Data excerpt start

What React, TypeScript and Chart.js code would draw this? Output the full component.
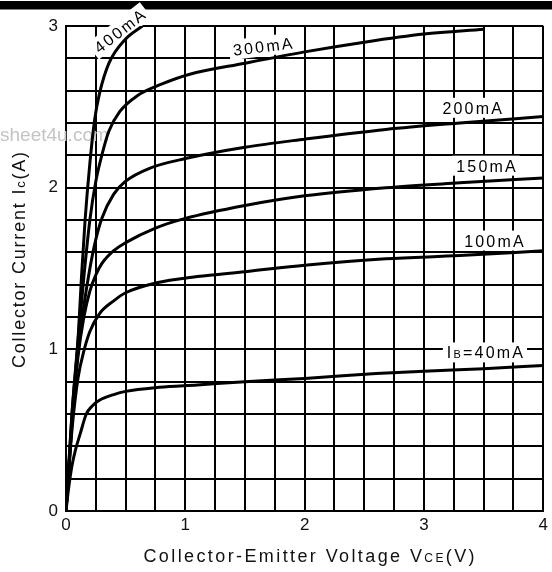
import { useEffect, useRef } from "react";
import { Chart, registerables } from "chart.js";

Chart.register(...registerables);

// ---- data ----
const v400 = [0, 0.05, 0.1, 0.13, 0.16, 0.2, 0.24, 0.28, 0.36, 0.5, 0.64];
const i400 = [0, 0.6, 1.05, 1.45, 1.8, 2.15, 2.42, 2.58, 2.77, 2.92, 3.0];

const v300 = [0, 0.05, 0.1, 0.15, 0.2, 0.25, 0.3, 0.36, 0.45, 0.6, 0.8, 1.03, 1.5, 2.0, 2.5, 3.0, 3.5];
const i300 = [0, 0.6, 1.05, 1.45, 1.8, 2.04, 2.2, 2.35, 2.47, 2.57, 2.64, 2.7, 2.77, 2.84, 2.9, 2.95, 2.98];

const v200 = [0, 0.05, 0.1, 0.15, 0.2, 0.25, 0.3, 0.4, 0.5, 0.7, 1.0, 1.5, 2.0, 2.68, 3.3, 4.0];
const i200 = [0, 0.55, 0.98, 1.27, 1.5, 1.68, 1.81, 1.96, 2.04, 2.12, 2.18, 2.25, 2.3, 2.36, 2.4, 2.44];

const v150 = [0, 0.05, 0.1, 0.15, 0.2, 0.25, 0.3, 0.4, 0.5, 0.75, 1.0, 1.5, 2.0, 2.68, 3.3, 4.0];
const i150 = [0, 0.55, 0.95, 1.2, 1.36, 1.46, 1.53, 1.61, 1.66, 1.75, 1.81, 1.89, 1.95, 2.0, 2.03, 2.06];

const v100 = [0, 0.05, 0.1, 0.15, 0.2, 0.28, 0.4, 0.5, 0.75, 1.1, 1.5, 2.0, 2.68, 3.3, 4.0];
const i100 = [0, 0.5, 0.82, 0.99, 1.11, 1.22, 1.3, 1.35, 1.41, 1.45, 1.48, 1.52, 1.56, 1.58, 1.61];

const v40 = [0, 0.02, 0.05, 0.08, 0.12, 0.17, 0.22, 0.28, 0.4, 0.5, 0.78, 1.1, 1.5, 2.0, 2.6, 3.0, 3.5, 4.0];
const i40 = [0, 0.13, 0.28, 0.38, 0.48, 0.6, 0.65, 0.685, 0.72, 0.74, 0.765, 0.78, 0.8, 0.82, 0.85, 0.865, 0.88, 0.9];

const seriesV = [v400, v300, v200, v150, v100, v40];
const seriesI = [i400, i300, i200, i150, i100, i40];

// curve labels: main text, small subscript, rest
const curveLabelMain = ["400mA", "300mA", "200mA", "150mA", "100mA", "I"];
const curveLabelSub = ["", "", "", "", "", "B"];
const curveLabelRest = ["", "", "", "", "", "=40mA"];
// label anchors in data units (V, A) and rotation in degrees
const labelV = [0.447, 1.648, 3.404, 3.52, 3.586, 3.511];
const labelI = [2.97, 2.875, 2.494, 2.136, 1.673, 0.981];
const labelRot = [-38, -7, 0, 0, 0, 0];

const X_MIN = 0, X_MAX = 4, X_STEP = 0.25;
const Y_MIN = 0, Y_MAX = 3, Y_STEP = 0.2;

const FONT = '"Liberation Sans", Arial, sans-serif';

type Part = { t: string; size: number };

function drawRich(ctx: CanvasRenderingContext2D, parts: Part[], x: number, y: number, spacing: number) {
  const widths = parts.map((p) => {
    ctx.font = `${p.size}px ${FONT}`;
    (ctx as any).letterSpacing = `${spacing}px`;
    return ctx.measureText(p.t).width;
  });
  const total = widths.reduce((a, b) => a + b, 0) - spacing;
  let cx = x - total / 2;
  parts.forEach((p, k) => {
    ctx.font = `${p.size}px ${FONT}`;
    (ctx as any).letterSpacing = `${spacing}px`;
    ctx.fillText(p.t, cx, y);
    cx += widths[k];
  });
  return total;
}

function measureRich(ctx: CanvasRenderingContext2D, parts: Part[], spacing: number) {
  let w = 0;
  parts.forEach((p) => {
    ctx.font = `${p.size}px ${FONT}`;
    (ctx as any).letterSpacing = `${spacing}px`;
    w += ctx.measureText(p.t).width;
  });
  return w - spacing;
}

const decorPlugin = {
  id: "decor",
  beforeDraw(chart: any) {
    const ctx = chart.ctx as CanvasRenderingContext2D;
    ctx.save();
    ctx.fillStyle = "#000";
    ctx.fillRect(0, 1, chart.width, 8.5);
    ctx.restore();
  },
  beforeDatasetsDraw(chart: any) {
    const ctx = chart.ctx as CanvasRenderingContext2D;
    const xs = chart.scales.x;
    const ys = chart.scales.y;
    ctx.save();
    // watermark
    ctx.fillStyle = "#c4c4c4";
    ctx.font = `19px ${FONT}`;
    ctx.textAlign = "left";
    ctx.textBaseline = "alphabetic";
    ctx.fillText("sheet4u.com", 0, 141);

    // curve labels
    ctx.textAlign = "left";
    for (let k = 0; k < curveLabelMain.length; k++) {
      const parts: Part[] = [{ t: curveLabelMain[k], size: 16 }];
      if (curveLabelSub[k]) parts.push({ t: curveLabelSub[k], size: 11 });
      if (curveLabelRest[k]) parts.push({ t: curveLabelRest[k], size: 16 });
      const px = xs.getPixelForValue(labelV[k]);
      const py = ys.getPixelForValue(labelI[k]);
      ctx.save();
      ctx.translate(px, py);
      ctx.rotate((labelRot[k] * Math.PI) / 180);
      const w = measureRich(ctx, parts, 2.2);
      ctx.fillStyle = "#fff";
      ctx.fillRect(-w / 2 - 4, -10, w + 8, 20);
      ctx.fillStyle = "#000";
      ctx.textBaseline = "alphabetic";
      drawRich(ctx, parts, 0, 6, 2.2);
      ctx.restore();
    }
    ctx.restore();
  },
  afterDraw(chart: any) {
    const ctx = chart.ctx as CanvasRenderingContext2D;
    ctx.save();
    ctx.fillStyle = "#111";
    ctx.textAlign = "left";
    ctx.textBaseline = "alphabetic";
    // x title
    drawRich(
      ctx,
      [
        { t: "Collector-Emitter Voltage V", size: 18 },
        { t: "CE", size: 12 },
        { t: "(V)", size: 18 },
      ],
      309,
      562,
      2.4
    );
    // y title
    ctx.translate(25, 260);
    ctx.rotate(-Math.PI / 2);
    drawRich(
      ctx,
      [
        { t: "Collector Current I", size: 18 },
        { t: "c", size: 13 },
        { t: "(A)", size: 18 },
      ],
      0,
      0,
      1.8
    );
    ctx.restore();
  },
};

const isInt = (v: number) => Math.abs(v - Math.round(v)) < 1e-6;

export default function App() {
  const ref = useRef<HTMLCanvasElement | null>(null);

  useEffect(() => {
    document.body.style.margin = "0";
    const canvas = ref.current;
    if (!canvas) return;
    const datasets = seriesV.map((vs, k) => ({
      data: vs.map((v, j) => ({ x: v, y: seriesI[k][j] })),
      borderColor: "#000",
      borderWidth: 3,
      pointRadius: 0,
      fill: false,
      cubicInterpolationMode: "monotone" as const,
    }));
    const chart = new Chart(canvas, {
      type: "line",
      data: { datasets },
      options: {
        animation: false,
        responsive: false,
        maintainAspectRatio: false,
        events: [],
        layout: { padding: { top: 26, right: 3, left: 0, bottom: 0 } },
        plugins: { legend: { display: false }, tooltip: { enabled: false } },
        scales: {
          x: {
            type: "linear",
            min: X_MIN,
            max: X_MAX,
            afterFit: (s: any) => {
              s.height = 61;
            },
            ticks: {
              stepSize: X_STEP,
              autoSkip: false,
              maxRotation: 0,
              padding: 4,
              color: "#111",
              font: { family: FONT, size: 17 },
              callback: (v: any) => (isInt(Number(v)) ? String(Math.round(Number(v))) : ""),
            },
            grid: { color: "#000", lineWidth: 2, drawTicks: false },
            border: { color: "#000", width: 2 },
          },
          y: {
            type: "linear",
            min: Y_MIN,
            max: Y_MAX,
            afterFit: (s: any) => {
              s.width = 66;
            },
            ticks: {
              stepSize: Y_STEP,
              autoSkip: false,
              padding: 8,
              color: "#111",
              font: { family: FONT, size: 17 },
              callback: (v: any) => (isInt(Number(v)) ? String(Math.round(Number(v))) : ""),
            },
            grid: { color: "#000", lineWidth: 2, drawTicks: false },
            border: { color: "#000", width: 2 },
          },
        },
      },
      plugins: [decorPlugin],
    });
    return () => chart.destroy();
  }, []);

  return (
    <div style={{ width: 552, height: 572, position: "relative", background: "#fff" }}>
      <canvas ref={ref} width={552} height={572} style={{ display: "block" }} />
    </div>
  );
}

Data excerpt end

→ **To be done**
Reproduce the data above word for word from its first line through the line that holds "0.865, 0.88, 0.9];", both ends included; skip pictures.

→ **Written solution**
What React, TypeScript and Chart.js code would draw this? Output the full component.
import { useEffect, useRef } from "react";
import { Chart, registerables } from "chart.js";

Chart.register(...registerables);

// ---- data ----
const v400 = [0, 0.05, 0.1, 0.13, 0.16, 0.2, 0.24, 0.28, 0.36, 0.5, 0.64];
const i400 = [0, 0.6, 1.05, 1.45, 1.8, 2.15, 2.42, 2.58, 2.77, 2.92, 3.0];

const v300 = [0, 0.05, 0.1, 0.15, 0.2, 0.25, 0.3, 0.36, 0.45, 0.6, 0.8, 1.03, 1.5, 2.0, 2.5, 3.0, 3.5];
const i300 = [0, 0.6, 1.05, 1.45, 1.8, 2.04, 2.2, 2.35, 2.47, 2.57, 2.64, 2.7, 2.77, 2.84, 2.9, 2.95, 2.98];

const v200 = [0, 0.05, 0.1, 0.15, 0.2, 0.25, 0.3, 0.4, 0.5, 0.7, 1.0, 1.5, 2.0, 2.68, 3.3, 4.0];
const i200 = [0, 0.55, 0.98, 1.27, 1.5, 1.68, 1.81, 1.96, 2.04, 2.12, 2.18, 2.25, 2.3, 2.36, 2.4, 2.44];

const v150 = [0, 0.05, 0.1, 0.15, 0.2, 0.25, 0.3, 0.4, 0.5, 0.75, 1.0, 1.5, 2.0, 2.68, 3.3, 4.0];
const i150 = [0, 0.55, 0.95, 1.2, 1.36, 1.46, 1.53, 1.61, 1.66, 1.75, 1.81, 1.89, 1.95, 2.0, 2.03, 2.06];

const v100 = [0, 0.05, 0.1, 0.15, 0.2, 0.28, 0.4, 0.5, 0.75, 1.1, 1.5, 2.0, 2.68, 3.3, 4.0];
const i100 = [0, 0.5, 0.82, 0.99, 1.11, 1.22, 1.3, 1.35, 1.41, 1.45, 1.48, 1.52, 1.56, 1.58, 1.61];

const v40 = [0, 0.02, 0.05, 0.08, 0.12, 0.17, 0.22, 0.28, 0.4, 0.5, 0.78, 1.1, 1.5, 2.0, 2.6, 3.0, 3.5, 4.0];
const i40 = [0, 0.13, 0.28, 0.38, 0.48, 0.6, 0.65, 0.685, 0.72, 0.74, 0.765, 0.78, 0.8, 0.82, 0.85, 0.865, 0.88, 0.9];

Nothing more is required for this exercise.